May 142004

Who’s The Boss?

That’s not just the title of a mediocre 1980′s sitcom starring Tony Danza, it’s a question I get periodically, including last week in an interview. A writer I know is working on an article on entrepreneurship and asked me, “Before you started your own business, how did you like working for other people?”

The question made me think a little bit. I know what she was asking — how I liked being the boss instead of working for one — but the way she phrased it is interesting and revealing about what it’s like to be a CEO. One of the biggest differences between being in a company and starting or running one is that you’re not working for a person, you’re working for many people.

As CEO of the company, I work for a Board and shareholders, I work for our customers, and I work for our employees. That’s how I approach the job, anyway.

Return Path’s Board of Directors is my boss, even though I’m one of the people on it. I report to the Board, and the Board is responsible for hiring and (hopefully not) firing the CEO, so technically, that’s my boss. The Board is also made up (for small private companies, anyway) of representatives of our biggest shareholders. As the main owners of the business, they are concerned with the growth, profitability, and overall health of the company, and they want to make sure we are building shareholder value day in, day out. That’s one very important perspective for me to have every day.

But I also work for our customers. I have to see myself as serving them — and more important, I have to steer the organization to believe that our customers are at the top of our food chain. If I do, then things will go well in the business.
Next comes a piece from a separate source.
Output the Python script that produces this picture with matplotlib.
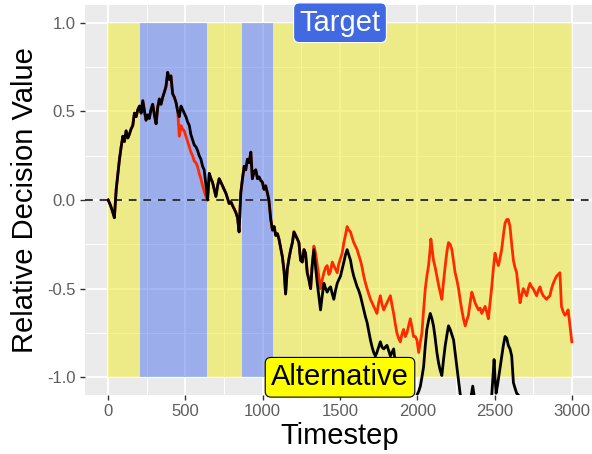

We will have the right products in the market at the right time to bring in new accounts. We will have a tremendous service delivery organization that wows customers and keeps them coming back for more. We will beat out our competition any day of the week. We will keep people paying our bills!

Most important, though, I work for our employees. This is very simple. An organization thrives because the people who make it up come to work inspired, focused, and productive. When they don’t, it doesn’t. I can’t wave a wand and make everyone happy all the time, but I try to focus a significant part of my time on making sure this is a great work environment; that the managers and executives are religiously focused on developing, managing, and motivating their teams; and that we’re doing a good job of communicating our mission, our values, and why each person’s job is important to the cause. This one’s the hardest of the three to get right, but it’s worth the effort.

Certainly, I don’t respond to each of my “bosses” every day as I would a direct supervisor, but in the long haul, I have to balance out the needs and interests of all three constituencies in order to have the organization be successful.

  • Ash

    I couldn’t agree w/ you more. Prior to signing up for the MBA program (at Wharton, the same school that Fred went to), I was an entrepreneur in India. In all my job interviews, I get asked “how can I work for somebody else when I have been my boss?” Even though I told them exactly what you wrote – that as an entrepreneur, I worked for multiple entities (my board, customers & employees) and was never “my own boss” – it was hard to convince people. Maybe, I will now point them to your blog.

    Look forward to other postings on your blog.

  • http://worcester.typepad.com/pc4media Peter Caputa

    ditto!

  • http://www.vacantcanvas.com Jeff Clark

    Wow… as a current college student and (hopefully) future entreprenuer this is very inspiring and some great thinking! This blog is definately going into the RSS aggregator.